The analysts said there remained two points of concern around this. First, there are only very few buyers for the assets that potentially need to be disposed. If German internet conglomerate 1&1 does not purchase VOD’s xDSL subscribers, unloading them could be difficult.

“There could also be an upset with regards to EC view of this tie-up on incentives to invest / infrastructure competition, something that was largely absent from EC’s assessment of mergers before 2015 but surfaced in the Orange/Jazztel ruling.”

Olivetree said the deal did remove two potential NGN competitors and co-investors from the market, so it remained conceivable this situation will engender some regulatory concern.

“Nonetheless, arguments that Germany needs a second converged NGN are likely to carry a lot of weight and thus we can see a path through the regulatory review, albeit a lengthy one - and hence the mid-2019 close date.”
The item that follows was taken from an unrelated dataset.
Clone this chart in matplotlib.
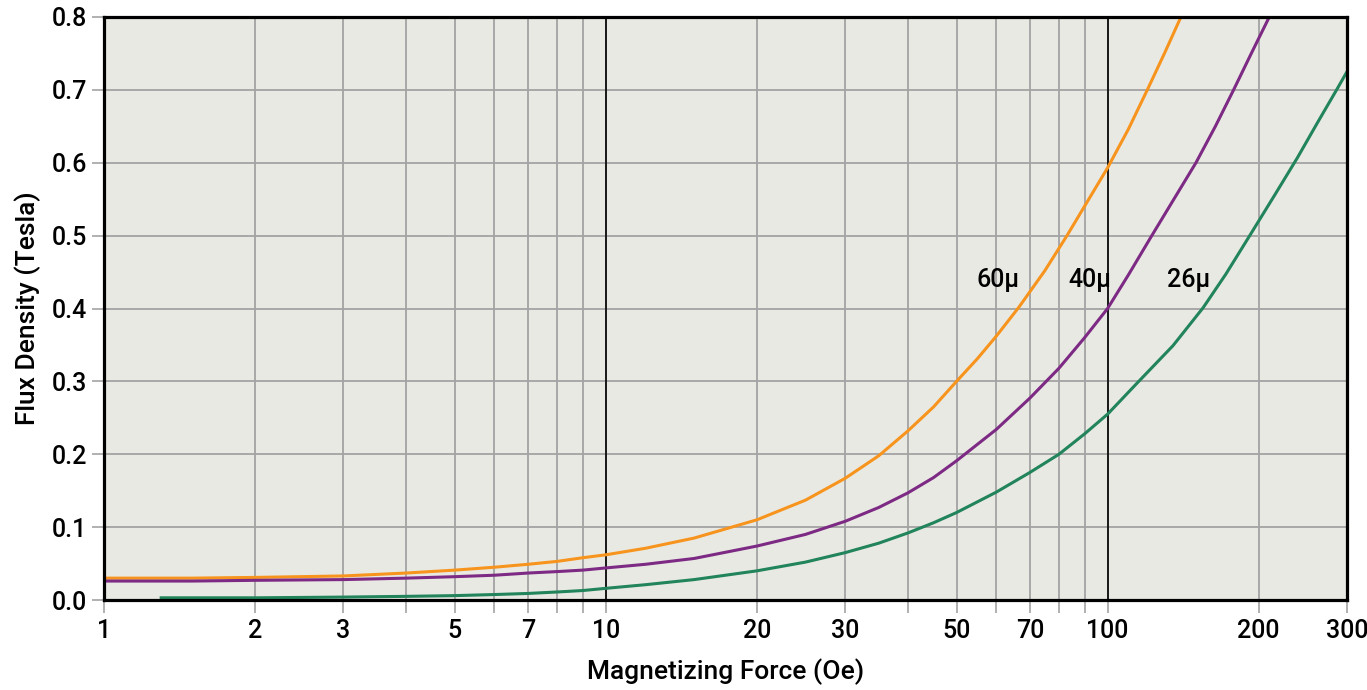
import matplotlib
matplotlib.use("Agg")
import matplotlib.pyplot as plt
from matplotlib.ticker import FixedLocator, FixedFormatter, NullFormatter

plt.rcParams["font.family"] = ["Roboto", "DejaVu Sans"]

# --- data -----------------------------------------------------------------
h_60 = [1, 1.5, 2, 3, 4, 5, 6, 7, 8, 9, 10, 12, 15, 20, 25, 30, 35, 40, 45,
        50, 55, 60, 66.6, 75, 83, 91, 100, 110, 120, 130, 140]
b_60 = [0.030, 0.030, 0.031, 0.033, 0.037, 0.041, 0.045, 0.049, 0.053, 0.058,
        0.062, 0.071, 0.085, 0.110, 0.137, 0.167, 0.198, 0.232, 0.265, 0.300,
        0.331, 0.362, 0.402, 0.452, 0.500, 0.546, 0.593, 0.646, 0.700, 0.751,
        0.800]

h_40 = [1, 1.5, 2, 3, 4, 5, 6, 7, 8, 9, 10, 12, 15, 20, 25, 30, 35, 40, 45,
        50, 60, 70, 80, 90, 100, 110, 122, 135, 150, 164, 178, 194, 210]
b_40 = [0.026, 0.026, 0.027, 0.028, 0.030, 0.032, 0.034, 0.037, 0.039, 0.041,
        0.044, 0.049, 0.057, 0.074, 0.090, 0.108, 0.127, 0.147, 0.168, 0.191,
        0.234, 0.277, 0.318, 0.360, 0.400, 0.446, 0.498, 0.548, 0.600, 0.650,
        0.699, 0.752, 0.800]

h_26 = [1.3, 2, 3, 4, 5, 6, 7, 8, 9, 10, 12, 15, 20, 25, 30, 35, 40, 45, 50,
        60, 70, 80, 90, 100, 115, 135, 155, 172, 190, 215, 239, 262, 286, 300]
b_26 = [0.003, 0.003, 0.004, 0.005, 0.006, 0.0075, 0.009, 0.011, 0.013, 0.016,
        0.021, 0.028, 0.040, 0.052, 0.065, 0.078, 0.092, 0.106, 0.120, 0.148,
        0.175, 0.200, 0.228, 0.255, 0.299, 0.349, 0.401, 0.447, 0.495, 0.555,
        0.607, 0.655, 0.700, 0.725]

x_ticks = [1, 2, 3, 5, 7, 10, 20, 30, 50, 70, 100, 200, 300]
x_minor = [4, 6, 8, 9, 40, 60, 80, 90]
y_ticks = [0.0, 0.1, 0.2, 0.3, 0.4, 0.5, 0.6, 0.7, 0.8]

curve_labels = ["60µ", "40µ", "26µ"]
label_x = [60.5, 92, 145]
label_y = 0.422

_ORANGE, _PURPLE, _GREEN = "#f7941d", "#7d2a84", "#21845a"
_BG, _GRID = "#e9e9e4", "#a3a3a3"

fig = plt.figure(figsize=(13.67, 6.9), dpi=100)
ax = fig.add_axes([104 / 1367, 1 - 600 / 690, 1243 / 1367, 583 / 690])
ax.set_facecolor(_BG)

ax.set_xscale("log")
ax.set_xlim(1, 300)
ax.set_ylim(0, 0.8)

ax.xaxis.set_major_locator(FixedLocator(x_ticks))
ax.xaxis.set_major_formatter(FixedFormatter([str(v) for v in x_ticks]))
ax.xaxis.set_minor_locator(FixedLocator(x_minor))
ax.xaxis.set_minor_formatter(NullFormatter())
ax.yaxis.set_major_locator(FixedLocator(y_ticks))
ax.set_yticklabels([f"{v:.1f}" for v in y_ticks])

ax.grid(True, which="both", color=_GRID, linewidth=1.3)
ax.set_axisbelow(True)
for v in (10, 100):
    ax.axvline(v, color="black", linewidth=1.2, zorder=1.5)

ax.tick_params(which="both", direction="out", length=9, width=1.2,
               color=_GRID, labelsize=18, pad=3)
ax.tick_params(axis="x", pad=5)
for lbl in ax.get_xticklabels() + ax.get_yticklabels():
    lbl.set_fontweight("medium")

for side in ("left", "right", "top", "bottom"):
    ax.spines[side].set_linewidth(2.3)
    ax.spines[side].set_color("black")
    ax.spines[side].set_zorder(5)

ax.plot(h_60, b_60, color=_ORANGE, linewidth=2.2, zorder=3)
ax.plot(h_40, b_40, color=_PURPLE, linewidth=2.2, zorder=3)
ax.plot(h_26, b_26, color=_GREEN, linewidth=2.2, zorder=3)

for lbl, lx in zip(curve_labels, label_x):
    ax.text(lx, label_y, lbl, ha="center", va="bottom", fontsize=18,
            fontweight="medium", color="black")

ax.set_xlabel("Magnetizing Force (Oe)", fontsize=19, fontweight="medium", labelpad=11)
ax.set_ylabel("Flux Density (Tesla)", fontsize=19, fontweight="medium", labelpad=8)

fig.savefig("out.png", dpi=100)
Citi said the deal looked "better than expected", with "much higher synergies that we and the market were looking for...However, with a long approval process ahead, the focus will likely remain on the remedies that may be required for approval."

Analysts said the "focus will be on Liberty’s potential use of cash that could be used for deleveraging or buying out the Telenet minority, ITV or potentially mobile acquisition in the UK", which others suggested could mean O2.

RBC Capital Markets pointed out negative read-through for Sky and BT as it said investors "should consider the implications from the UK data" in Liberty's recent trading update, where it reported 31k broadband net adds in the UK.

"The headline figure is seemingly unremarkable, but we believe the implications are not, given the context of the market." With Vodafone and TalkTalk expected to post "very strong" broadband net adds, "with the overall market slowing, we believe the main loser in broadband is likely to be Sky, though BT is also likely to see a substantial slowdown in net adds".